Data:
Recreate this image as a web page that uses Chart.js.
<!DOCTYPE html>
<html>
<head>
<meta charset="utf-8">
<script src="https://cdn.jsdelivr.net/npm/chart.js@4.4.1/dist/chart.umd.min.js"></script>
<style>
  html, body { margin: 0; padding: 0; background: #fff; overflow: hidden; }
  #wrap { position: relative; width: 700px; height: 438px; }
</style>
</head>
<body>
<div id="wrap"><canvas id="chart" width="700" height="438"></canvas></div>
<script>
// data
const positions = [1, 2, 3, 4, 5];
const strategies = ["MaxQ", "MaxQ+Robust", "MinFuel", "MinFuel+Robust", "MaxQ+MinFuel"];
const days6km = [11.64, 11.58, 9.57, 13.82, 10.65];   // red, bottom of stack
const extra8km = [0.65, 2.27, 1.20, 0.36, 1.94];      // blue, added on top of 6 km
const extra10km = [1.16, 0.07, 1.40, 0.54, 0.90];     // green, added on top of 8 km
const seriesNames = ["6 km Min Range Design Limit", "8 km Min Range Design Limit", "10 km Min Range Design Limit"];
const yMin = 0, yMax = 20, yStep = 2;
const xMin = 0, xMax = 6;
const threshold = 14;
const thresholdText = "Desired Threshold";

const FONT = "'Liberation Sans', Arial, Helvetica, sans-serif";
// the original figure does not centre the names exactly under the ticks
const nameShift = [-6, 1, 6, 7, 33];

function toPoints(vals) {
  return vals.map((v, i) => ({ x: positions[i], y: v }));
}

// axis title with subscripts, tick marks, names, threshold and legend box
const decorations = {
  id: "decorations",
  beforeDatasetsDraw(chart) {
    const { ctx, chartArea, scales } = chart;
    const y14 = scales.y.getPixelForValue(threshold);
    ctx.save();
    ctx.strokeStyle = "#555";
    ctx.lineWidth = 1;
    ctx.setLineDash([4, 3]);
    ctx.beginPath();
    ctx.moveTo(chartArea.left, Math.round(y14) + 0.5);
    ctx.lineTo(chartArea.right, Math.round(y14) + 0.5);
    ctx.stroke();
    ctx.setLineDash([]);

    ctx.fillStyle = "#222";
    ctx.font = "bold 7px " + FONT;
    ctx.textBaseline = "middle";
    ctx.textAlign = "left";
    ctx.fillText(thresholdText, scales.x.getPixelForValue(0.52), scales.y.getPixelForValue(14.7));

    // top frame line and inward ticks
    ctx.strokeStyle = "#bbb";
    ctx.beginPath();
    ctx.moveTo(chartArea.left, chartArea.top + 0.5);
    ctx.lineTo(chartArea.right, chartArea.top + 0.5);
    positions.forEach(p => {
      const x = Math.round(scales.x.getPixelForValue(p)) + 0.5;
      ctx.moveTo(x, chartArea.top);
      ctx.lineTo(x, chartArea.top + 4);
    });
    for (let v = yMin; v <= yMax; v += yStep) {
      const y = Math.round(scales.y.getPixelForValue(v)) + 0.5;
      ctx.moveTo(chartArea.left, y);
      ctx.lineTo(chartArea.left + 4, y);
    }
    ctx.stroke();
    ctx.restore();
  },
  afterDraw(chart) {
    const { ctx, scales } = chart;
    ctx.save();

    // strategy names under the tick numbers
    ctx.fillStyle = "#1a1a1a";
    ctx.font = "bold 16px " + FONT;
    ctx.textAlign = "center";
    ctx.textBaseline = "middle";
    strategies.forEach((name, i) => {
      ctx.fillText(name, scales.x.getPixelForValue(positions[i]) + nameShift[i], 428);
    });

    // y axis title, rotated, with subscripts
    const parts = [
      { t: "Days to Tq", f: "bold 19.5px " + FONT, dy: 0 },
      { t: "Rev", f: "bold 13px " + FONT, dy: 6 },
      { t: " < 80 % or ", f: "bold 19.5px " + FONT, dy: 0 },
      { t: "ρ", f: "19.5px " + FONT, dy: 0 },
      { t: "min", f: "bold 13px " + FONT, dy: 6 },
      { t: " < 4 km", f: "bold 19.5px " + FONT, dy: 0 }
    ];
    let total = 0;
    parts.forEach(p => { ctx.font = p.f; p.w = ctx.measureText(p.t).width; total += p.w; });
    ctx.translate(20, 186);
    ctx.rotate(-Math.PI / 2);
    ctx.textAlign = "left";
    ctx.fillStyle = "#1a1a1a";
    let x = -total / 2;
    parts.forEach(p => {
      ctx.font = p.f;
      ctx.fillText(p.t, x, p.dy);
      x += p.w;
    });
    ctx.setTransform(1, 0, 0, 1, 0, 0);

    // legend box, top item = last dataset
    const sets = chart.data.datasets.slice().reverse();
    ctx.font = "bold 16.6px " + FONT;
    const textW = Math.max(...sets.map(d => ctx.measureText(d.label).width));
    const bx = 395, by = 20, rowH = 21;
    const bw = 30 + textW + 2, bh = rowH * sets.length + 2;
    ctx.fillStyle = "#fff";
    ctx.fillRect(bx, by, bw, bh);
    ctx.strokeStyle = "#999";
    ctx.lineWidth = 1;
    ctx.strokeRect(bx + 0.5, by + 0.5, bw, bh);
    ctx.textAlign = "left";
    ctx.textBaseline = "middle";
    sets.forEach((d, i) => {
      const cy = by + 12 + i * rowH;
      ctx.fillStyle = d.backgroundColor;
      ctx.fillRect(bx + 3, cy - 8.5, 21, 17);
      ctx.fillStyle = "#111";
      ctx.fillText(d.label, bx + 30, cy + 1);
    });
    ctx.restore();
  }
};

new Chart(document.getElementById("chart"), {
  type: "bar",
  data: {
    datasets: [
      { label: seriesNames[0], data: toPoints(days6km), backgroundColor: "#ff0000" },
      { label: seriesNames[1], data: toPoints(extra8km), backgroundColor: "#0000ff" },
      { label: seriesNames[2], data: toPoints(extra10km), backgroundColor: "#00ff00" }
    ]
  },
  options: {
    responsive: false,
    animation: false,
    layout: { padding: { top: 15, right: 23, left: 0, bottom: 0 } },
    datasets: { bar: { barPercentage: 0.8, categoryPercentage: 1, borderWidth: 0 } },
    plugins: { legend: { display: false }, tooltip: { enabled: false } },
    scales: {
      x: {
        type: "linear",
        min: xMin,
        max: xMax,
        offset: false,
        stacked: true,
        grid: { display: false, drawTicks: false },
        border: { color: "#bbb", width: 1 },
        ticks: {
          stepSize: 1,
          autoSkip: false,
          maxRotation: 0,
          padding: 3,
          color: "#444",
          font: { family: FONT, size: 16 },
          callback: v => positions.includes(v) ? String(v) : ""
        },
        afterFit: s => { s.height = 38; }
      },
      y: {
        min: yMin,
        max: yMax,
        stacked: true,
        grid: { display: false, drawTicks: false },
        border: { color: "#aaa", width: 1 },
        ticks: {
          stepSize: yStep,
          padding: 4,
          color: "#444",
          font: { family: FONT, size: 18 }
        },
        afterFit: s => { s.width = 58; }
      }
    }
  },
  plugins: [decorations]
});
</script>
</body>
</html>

Problem to work on:
Output all of the material, please, exactly as it stands.

Output:
Recreate this image as a web page that uses Chart.js.
<!DOCTYPE html>
<html>
<head>
<meta charset="utf-8">
<script src="https://cdn.jsdelivr.net/npm/chart.js@4.4.1/dist/chart.umd.min.js"></script>
<style>
  html, body { margin: 0; padding: 0; background: #fff; overflow: hidden; }
  #wrap { position: relative; width: 700px; height: 438px; }
</style>
</head>
<body>
<div id="wrap"><canvas id="chart" width="700" height="438"></canvas></div>
<script>
// data
const positions = [1, 2, 3, 4, 5];
const strategies = ["MaxQ", "MaxQ+Robust", "MinFuel", "MinFuel+Robust", "MaxQ+MinFuel"];
const days6km = [11.64, 11.58, 9.57, 13.82, 10.65];   // red, bottom of stack
const extra8km = [0.65, 2.27, 1.20, 0.36, 1.94];      // blue, added on top of 6 km
const extra10km = [1.16, 0.07, 1.40, 0.54, 0.90];     // green, added on top of 8 km
const seriesNames = ["6 km Min Range Design Limit", "8 km Min Range Design Limit", "10 km Min Range Design Limit"];
const yMin = 0, yMax = 20, yStep = 2;
const xMin = 0, xMax = 6;
const threshold = 14;
const thresholdText = "Desired Threshold";

const FONT = "'Liberation Sans', Arial, Helvetica, sans-serif";
// the original figure does not centre the names exactly under the ticks
const nameShift = [-6, 1, 6, 7, 33];

function toPoints(vals) {
  return vals.map((v, i) => ({ x: positions[i], y: v }));
}

// axis title with subscripts, tick marks, names, threshold and legend box
const decorations = {
  id: "decorations",
  beforeDatasetsDraw(chart) {
    const { ctx, chartArea, scales } = chart;
    const y14 = scales.y.getPixelForValue(threshold);
    ctx.save();
    ctx.strokeStyle = "#555";
    ctx.lineWidth = 1;
    ctx.setLineDash([4, 3]);
    ctx.beginPath();
    ctx.moveTo(chartArea.left, Math.round(y14) + 0.5);
    ctx.lineTo(chartArea.right, Math.round(y14) + 0.5);
    ctx.stroke();
    ctx.setLineDash([]);

    ctx.fillStyle = "#222";
    ctx.font = "bold 7px " + FONT;
    ctx.textBaseline = "middle";
    ctx.textAlign = "left";
    ctx.fillText(thresholdText, scales.x.getPixelForValue(0.52), scales.y.getPixelForValue(14.7));

    // top frame line and inward ticks
    ctx.strokeStyle = "#bbb";
    ctx.beginPath();
    ctx.moveTo(chartArea.left, chartArea.top + 0.5);
    ctx.lineTo(chartArea.right, chartArea.top + 0.5);
    positions.forEach(p => {
      const x = Math.round(scales.x.getPixelForValue(p)) + 0.5;
      ctx.moveTo(x, chartArea.top);
      ctx.lineTo(x, chartArea.top + 4);
    });
    for (let v = yMin; v <= yMax; v += yStep) {
      const y = Math.round(scales.y.getPixelForValue(v)) + 0.5;
      ctx.moveTo(chartArea.left, y);
      ctx.lineTo(chartArea.left + 4, y);
    }
    ctx.stroke();
    ctx.restore();
  },
  afterDraw(chart) {
    const { ctx, scales } = chart;
    ctx.save();

    // strategy names under the tick numbers
    ctx.fillStyle = "#1a1a1a";
    ctx.font = "bold 16px " + FONT;
    ctx.textAlign = "center";
    ctx.textBaseline = "middle";
    strategies.forEach((name, i) => {
      ctx.fillText(name, scales.x.getPixelForValue(positions[i]) + nameShift[i], 428);
    });

    // y axis title, rotated, with subscripts
    const parts = [
      { t: "Days to Tq", f: "bold 19.5px " + FONT, dy: 0 },
      { t: "Rev", f: "bold 13px " + FONT, dy: 6 },
      { t: " < 80 % or ", f: "bold 19.5px " + FONT, dy: 0 },
      { t: "ρ", f: "19.5px " + FONT, dy: 0 },
      { t: "min", f: "bold 13px " + FONT, dy: 6 },
      { t: " < 4 km", f: "bold 19.5px " + FONT, dy: 0 }
    ];
    let total = 0;
    parts.forEach(p => { ctx.font = p.f; p.w = ctx.measureText(p.t).width; total += p.w; });
    ctx.translate(20, 186);
    ctx.rotate(-Math.PI / 2);
    ctx.textAlign = "left";
    ctx.fillStyle = "#1a1a1a";
    let x = -total / 2;
    parts.forEach(p => {
      ctx.font = p.f;
      ctx.fillText(p.t, x, p.dy);
      x += p.w;
    });
    ctx.setTransform(1, 0, 0, 1, 0, 0);

    // legend box, top item = last dataset
    const sets = chart.data.datasets.slice().reverse();
    ctx.font = "bold 16.6px " + FONT;
    const textW = Math.max(...sets.map(d => ctx.measureText(d.label).width));
    const bx = 395, by = 20, rowH = 21;
    const bw = 30 + textW + 2, bh = rowH * sets.length + 2;
    ctx.fillStyle = "#fff";
    ctx.fillRect(bx, by, bw, bh);
    ctx.strokeStyle = "#999";
    ctx.lineWidth = 1;
    ctx.strokeRect(bx + 0.5, by + 0.5, bw, bh);
    ctx.textAlign = "left";
    ctx.textBaseline = "middle";
    sets.forEach((d, i) => {
      const cy = by + 12 + i * rowH;
      ctx.fillStyle = d.backgroundColor;
      ctx.fillRect(bx + 3, cy - 8.5, 21, 17);
      ctx.fillStyle = "#111";
      ctx.fillText(d.label, bx + 30, cy + 1);
    });
    ctx.restore();
  }
};

new Chart(document.getElementById("chart"), {
  type: "bar",
  data: {
    datasets: [
      { label: seriesNames[0], data: toPoints(days6km), backgroundColor: "#ff0000" },
      { label: seriesNames[1], data: toPoints(extra8km), backgroundColor: "#0000ff" },
      { label: seriesNames[2], data: toPoints(extra10km), backgroundColor: "#00ff00" }
    ]
  },
  options: {
    responsive: false,
    animation: false,
    layout: { padding: { top: 15, right: 23, left: 0, bottom: 0 } },
    datasets: { bar: { barPercentage: 0.8, categoryPercentage: 1, borderWidth: 0 } },
    plugins: { legend: { display: false }, tooltip: { enabled: false } },
    scales: {
      x: {
        type: "linear",
        min: xMin,
        max: xMax,
        offset: false,
        stacked: true,
        grid: { display: false, drawTicks: false },
        border: { color: "#bbb", width: 1 },
        ticks: {
          stepSize: 1,
          autoSkip: false,
          maxRotation: 0,
          padding: 3,
          color: "#444",
          font: { family: FONT, size: 16 },
          callback: v => positions.includes(v) ? String(v) : ""
        },
        afterFit: s => { s.height = 38; }
      },
      y: {
        min: yMin,
        max: yMax,
        stacked: true,
        grid: { display: false, drawTicks: false },
        border: { color: "#aaa", width: 1 },
        ticks: {
          stepSize: yStep,
          padding: 4,
          color: "#444",
          font: { family: FONT, size: 18 }
        },
        afterFit: s => { s.width = 58; }
      }
    }
  },
  plugins: [decorations]
});
</script>
</body>
</html>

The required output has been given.